- **SUPPLIED MATERIAL**:
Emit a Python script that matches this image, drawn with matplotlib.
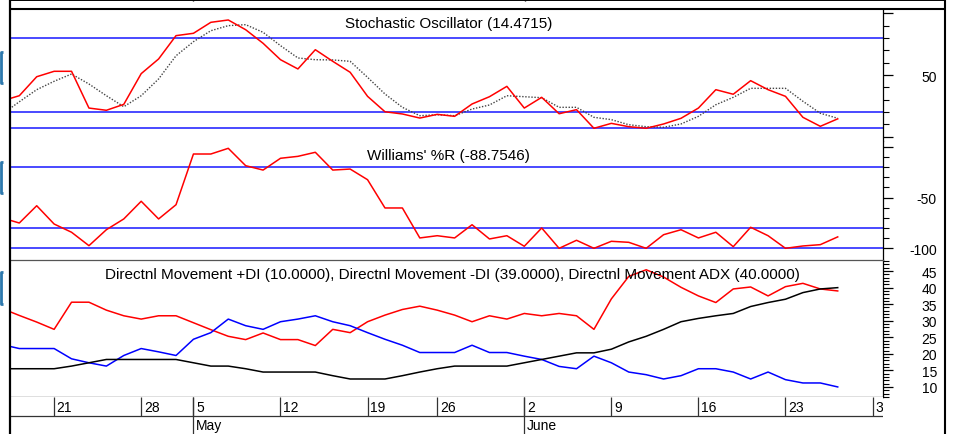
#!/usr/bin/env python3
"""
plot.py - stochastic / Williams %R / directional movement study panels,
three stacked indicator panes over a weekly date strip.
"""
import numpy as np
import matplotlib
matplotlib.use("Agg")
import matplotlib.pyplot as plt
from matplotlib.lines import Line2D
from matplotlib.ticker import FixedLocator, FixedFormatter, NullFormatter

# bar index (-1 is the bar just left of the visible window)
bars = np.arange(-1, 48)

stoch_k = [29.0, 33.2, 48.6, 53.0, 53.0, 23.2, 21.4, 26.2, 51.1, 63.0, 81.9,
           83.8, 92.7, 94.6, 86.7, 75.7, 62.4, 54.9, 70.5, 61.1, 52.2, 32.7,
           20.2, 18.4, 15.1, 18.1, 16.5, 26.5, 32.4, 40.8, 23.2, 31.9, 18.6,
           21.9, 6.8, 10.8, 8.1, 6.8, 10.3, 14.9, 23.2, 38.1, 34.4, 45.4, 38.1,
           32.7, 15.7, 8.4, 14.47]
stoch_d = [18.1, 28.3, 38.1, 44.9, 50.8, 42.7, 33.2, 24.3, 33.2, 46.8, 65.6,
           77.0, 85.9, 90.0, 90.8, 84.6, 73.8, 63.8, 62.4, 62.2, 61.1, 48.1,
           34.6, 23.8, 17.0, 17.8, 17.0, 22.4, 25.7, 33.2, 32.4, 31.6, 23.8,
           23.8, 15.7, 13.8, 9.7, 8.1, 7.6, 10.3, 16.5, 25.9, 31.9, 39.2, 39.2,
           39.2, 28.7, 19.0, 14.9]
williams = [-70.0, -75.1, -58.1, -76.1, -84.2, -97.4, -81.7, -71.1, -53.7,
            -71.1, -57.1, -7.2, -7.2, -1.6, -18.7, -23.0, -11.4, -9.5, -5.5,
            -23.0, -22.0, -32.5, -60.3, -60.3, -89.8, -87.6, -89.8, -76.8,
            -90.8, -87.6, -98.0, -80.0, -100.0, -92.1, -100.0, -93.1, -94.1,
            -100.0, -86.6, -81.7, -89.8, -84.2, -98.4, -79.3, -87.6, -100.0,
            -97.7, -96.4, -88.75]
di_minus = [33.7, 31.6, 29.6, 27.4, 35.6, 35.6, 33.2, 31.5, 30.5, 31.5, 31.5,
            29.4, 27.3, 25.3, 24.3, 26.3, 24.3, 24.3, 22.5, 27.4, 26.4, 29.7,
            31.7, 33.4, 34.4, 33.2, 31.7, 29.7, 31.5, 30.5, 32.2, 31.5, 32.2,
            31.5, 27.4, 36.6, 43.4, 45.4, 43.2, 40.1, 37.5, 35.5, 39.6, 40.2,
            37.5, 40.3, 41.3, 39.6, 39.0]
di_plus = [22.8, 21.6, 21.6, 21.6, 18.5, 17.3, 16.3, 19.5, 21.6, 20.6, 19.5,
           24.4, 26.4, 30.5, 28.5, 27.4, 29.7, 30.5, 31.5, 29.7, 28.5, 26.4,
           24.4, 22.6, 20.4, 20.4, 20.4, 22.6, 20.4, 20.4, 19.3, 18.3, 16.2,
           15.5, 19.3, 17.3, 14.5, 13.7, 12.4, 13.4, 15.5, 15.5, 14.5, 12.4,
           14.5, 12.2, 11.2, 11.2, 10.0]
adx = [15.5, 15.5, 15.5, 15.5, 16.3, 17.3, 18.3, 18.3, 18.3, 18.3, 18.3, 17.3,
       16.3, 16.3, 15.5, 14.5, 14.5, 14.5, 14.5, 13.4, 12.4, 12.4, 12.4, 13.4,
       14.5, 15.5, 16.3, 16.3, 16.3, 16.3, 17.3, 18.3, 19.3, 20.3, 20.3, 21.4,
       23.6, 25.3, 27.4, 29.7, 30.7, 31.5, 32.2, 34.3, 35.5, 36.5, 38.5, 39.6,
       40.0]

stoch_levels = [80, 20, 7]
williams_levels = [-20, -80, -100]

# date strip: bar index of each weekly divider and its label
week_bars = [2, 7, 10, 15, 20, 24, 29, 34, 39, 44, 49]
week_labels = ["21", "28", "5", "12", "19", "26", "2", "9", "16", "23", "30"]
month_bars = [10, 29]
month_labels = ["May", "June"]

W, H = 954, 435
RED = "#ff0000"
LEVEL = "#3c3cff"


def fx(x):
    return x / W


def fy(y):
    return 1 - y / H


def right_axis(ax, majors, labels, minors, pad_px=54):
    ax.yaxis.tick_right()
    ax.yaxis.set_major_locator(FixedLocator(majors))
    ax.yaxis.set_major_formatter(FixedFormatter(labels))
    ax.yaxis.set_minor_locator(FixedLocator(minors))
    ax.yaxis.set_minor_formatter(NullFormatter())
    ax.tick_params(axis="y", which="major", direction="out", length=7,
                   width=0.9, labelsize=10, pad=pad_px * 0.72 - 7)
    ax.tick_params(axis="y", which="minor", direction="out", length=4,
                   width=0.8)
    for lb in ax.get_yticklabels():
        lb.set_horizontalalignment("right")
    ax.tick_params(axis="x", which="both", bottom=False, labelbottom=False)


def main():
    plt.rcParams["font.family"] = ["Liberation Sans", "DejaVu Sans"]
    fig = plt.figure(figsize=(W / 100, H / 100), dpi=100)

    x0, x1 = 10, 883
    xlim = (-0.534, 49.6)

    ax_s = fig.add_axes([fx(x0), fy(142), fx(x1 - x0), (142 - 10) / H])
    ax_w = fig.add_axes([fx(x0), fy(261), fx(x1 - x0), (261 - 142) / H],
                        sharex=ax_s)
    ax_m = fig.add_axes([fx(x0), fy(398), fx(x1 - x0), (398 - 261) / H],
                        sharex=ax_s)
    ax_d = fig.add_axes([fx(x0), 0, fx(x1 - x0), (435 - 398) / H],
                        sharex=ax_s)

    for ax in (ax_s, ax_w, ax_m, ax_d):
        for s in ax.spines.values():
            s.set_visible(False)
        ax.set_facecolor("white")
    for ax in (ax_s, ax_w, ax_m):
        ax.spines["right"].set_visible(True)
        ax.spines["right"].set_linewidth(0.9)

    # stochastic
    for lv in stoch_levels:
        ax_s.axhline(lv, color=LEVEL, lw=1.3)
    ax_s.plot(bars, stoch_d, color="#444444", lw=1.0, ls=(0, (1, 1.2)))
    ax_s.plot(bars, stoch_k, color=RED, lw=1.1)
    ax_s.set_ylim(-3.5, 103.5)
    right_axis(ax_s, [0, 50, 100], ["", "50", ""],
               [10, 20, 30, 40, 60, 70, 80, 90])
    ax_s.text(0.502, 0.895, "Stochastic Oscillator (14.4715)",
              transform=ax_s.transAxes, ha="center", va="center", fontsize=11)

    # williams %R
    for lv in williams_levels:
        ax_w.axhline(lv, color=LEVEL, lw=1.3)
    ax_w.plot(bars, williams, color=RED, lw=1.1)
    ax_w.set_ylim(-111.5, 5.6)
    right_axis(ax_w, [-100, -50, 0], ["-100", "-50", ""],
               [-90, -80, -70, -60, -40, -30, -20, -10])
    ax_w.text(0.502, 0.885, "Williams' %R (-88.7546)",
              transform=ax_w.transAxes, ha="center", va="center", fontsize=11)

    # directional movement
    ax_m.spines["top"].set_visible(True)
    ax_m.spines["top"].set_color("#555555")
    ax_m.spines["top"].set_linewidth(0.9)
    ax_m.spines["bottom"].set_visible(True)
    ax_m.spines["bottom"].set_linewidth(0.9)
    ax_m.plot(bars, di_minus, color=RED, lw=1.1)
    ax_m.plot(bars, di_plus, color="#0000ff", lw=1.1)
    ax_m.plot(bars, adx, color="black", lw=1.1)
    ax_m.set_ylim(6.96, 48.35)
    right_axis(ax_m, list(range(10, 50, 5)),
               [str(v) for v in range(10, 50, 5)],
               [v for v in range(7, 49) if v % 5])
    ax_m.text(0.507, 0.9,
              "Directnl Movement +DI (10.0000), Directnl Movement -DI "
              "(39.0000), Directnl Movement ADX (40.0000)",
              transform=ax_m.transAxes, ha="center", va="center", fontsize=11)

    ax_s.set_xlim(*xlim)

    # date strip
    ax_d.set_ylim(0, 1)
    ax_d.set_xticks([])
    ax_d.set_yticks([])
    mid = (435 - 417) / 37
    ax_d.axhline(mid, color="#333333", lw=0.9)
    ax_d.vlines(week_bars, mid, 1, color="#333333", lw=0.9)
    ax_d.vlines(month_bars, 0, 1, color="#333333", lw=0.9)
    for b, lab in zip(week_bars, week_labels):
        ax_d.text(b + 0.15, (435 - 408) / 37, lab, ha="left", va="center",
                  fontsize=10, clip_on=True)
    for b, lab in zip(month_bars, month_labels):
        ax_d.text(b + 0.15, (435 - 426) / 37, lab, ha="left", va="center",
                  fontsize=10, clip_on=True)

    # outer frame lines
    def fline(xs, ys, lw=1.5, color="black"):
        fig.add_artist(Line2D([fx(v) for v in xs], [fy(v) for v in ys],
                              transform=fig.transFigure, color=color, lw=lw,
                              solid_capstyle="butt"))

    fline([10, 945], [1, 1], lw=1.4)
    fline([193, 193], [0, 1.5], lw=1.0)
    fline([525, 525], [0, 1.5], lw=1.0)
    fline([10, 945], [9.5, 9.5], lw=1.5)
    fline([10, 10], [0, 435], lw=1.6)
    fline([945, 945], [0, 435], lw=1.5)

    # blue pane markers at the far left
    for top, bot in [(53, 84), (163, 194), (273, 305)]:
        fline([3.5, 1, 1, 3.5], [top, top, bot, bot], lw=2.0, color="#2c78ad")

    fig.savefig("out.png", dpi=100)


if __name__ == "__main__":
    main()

- **PROBLEM REQUIREMENTS**: Return nothing but the lines running from the start of the data to the line with "from matplotlib.ticker import", please, both ends included and no pictures.

- **WRITTEN REPLY**:
Emit a Python script that matches this image, drawn with matplotlib.
#!/usr/bin/env python3
"""
plot.py - stochastic / Williams %R / directional movement study panels,
three stacked indicator panes over a weekly date strip.
"""
import numpy as np
import matplotlib
matplotlib.use("Agg")
import matplotlib.pyplot as plt
from matplotlib.lines import Line2D
from matplotlib.ticker import FixedLocator, FixedFormatter, NullFormatter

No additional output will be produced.